In an era when tough competition for college entrance may lead some insecure or conniving applicants to hype, or invent, parts of their records, experts say many colleges and universities do some informal checking on students' extracurricular claims, especially if something seems fishy. But the UC effort appears to be the only formal, systematic program in the nation, they say.

For many years, UC has checked the final high school grade transcript of each admitted student in the summer before enrollment. Failing grades in the last semester of high school can get a student's admission revoked, as can lies about self-reported grades in previous terms.

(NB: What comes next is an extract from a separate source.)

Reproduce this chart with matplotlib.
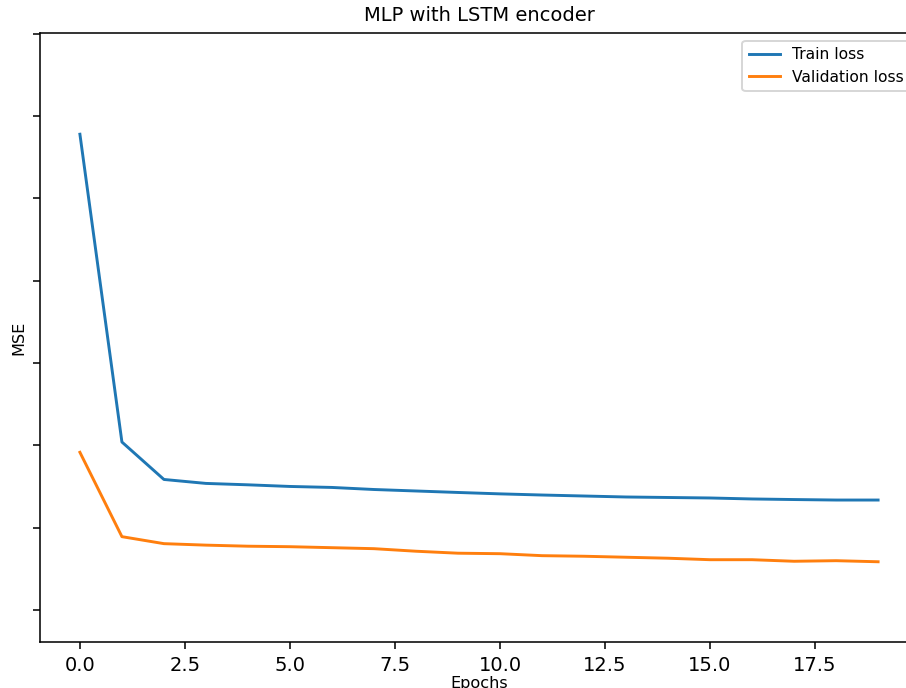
import matplotlib
matplotlib.use("Agg")
import matplotlib.pyplot as plt

epochs = list(range(20))
train_loss = [0.0578, 0.0204, 0.01585, 0.01537, 0.0152, 0.0150, 0.01488, 0.01463,
              0.01445, 0.01427, 0.0141, 0.01396, 0.01384, 0.01372, 0.01366, 0.0136,
              0.01348, 0.01341, 0.01335, 0.01335]
val_loss = [0.01915, 0.0089, 0.00805, 0.00787, 0.00774, 0.00768, 0.00756, 0.00744,
            0.00713, 0.00689, 0.00683, 0.00659, 0.00652, 0.0064, 0.00628, 0.0061,
            0.0061, 0.00591, 0.00598, 0.00585]

W, H, DPI = 906, 688, 140
fig = plt.figure(figsize=(W / DPI, H / DPI), dpi=DPI)
ax = fig.add_axes([40 / W, (H - 642) / H, 878 / W, 609 / H])

ax.plot(epochs, train_loss, label="Train loss")
ax.plot(epochs, val_loss, label="Validation loss")
ax.set_yticks([0.0, 0.01, 0.02, 0.03, 0.04, 0.05, 0.06, 0.07])
ax.set_yticklabels([])
ax.set_ylim(-0.0039, 0.0701)
ax.set_title("MLP with LSTM encoder", fontsize=10)
ax.set_xlabel("Epochs", fontsize=8.3, labelpad=0.5)
ax.set_ylabel("MSE", fontsize=8.3, labelpad=0)
ax.legend(loc="upper right", fontsize=8)

fig.savefig("out.png", dpi=DPI)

Beginning in 2001, however, UC expanded its consideration of applicants' personal accomplishments, alongside their grades and test scores, and soon stepped further into its truth squad effort. Broadening the area for investigation to students' extracurricular activities, it commissioned the Educational Testing Service to cull a small but statistically significant random sample of applications each January and February, before entrance decisions are made.

Those selected are asked for proof of just one verifiable contention, chosen on a rotating basis from among eight categories of information on the application. It could be a claim that the student was a football quarterback, worked 15 hours a week at McDonald's or volunteered often for a food bank.